So there is a a kind of selection process such that instructions that doesn't depend on sequent instructions could be done in parallel while the rest is single pipeline?
Yeah, you can't execute in parallel if the first instruction modifies a register that the second uses: for example
MOVEQ #0,D0
TST.W D0
The secondary pipeline can't execute all instructions either. Floating point instructions can only be dispatched from the primary pipeline for instance.
From the description it would seem that it checks in the DS stage whether it can be executed in parallel, which implies there is one fifo for both execution units.

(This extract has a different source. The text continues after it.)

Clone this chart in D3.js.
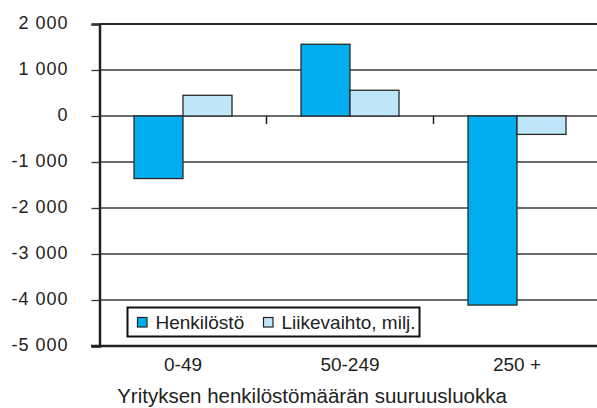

I'd have thought that would make it tricker than a fifo for each pipeline, but the documentation is what you'd have to go on for a pure clone.
The manual is largely vague on the FIFO:
"The instruction is pre-decoded for pipeline control information" "
The MC68060 variable-length instruction system is internally decoded into a fixed-length representation and channeled into an instruction buffer.
There are 96 bytes for the FIFO. Someone claims it's 16 entries of 6 bytes each, but the longest instruction is 10 bytes and there is no way you're going to squeeze an
MOVE $10000,$20000 instruction into 6 bytes. It's more likely to be 6 entries of 16 bytes or 4 entries of 24 bytes. I can't find anything that suggests that instructions are split into multiple "micro ops", like Intel does.
The 68060 cannot execute out of order and doesn't do anything complex like register renaming that Intel did on the Pentium pro. It really is the simplest design for dual issue that you can possibly do.
There is no reason why you have to 100% duplicate the functionality exactly. However if there is documentation available then it might make sense to do it the same as they probably spent a while designing it, so it's probably good.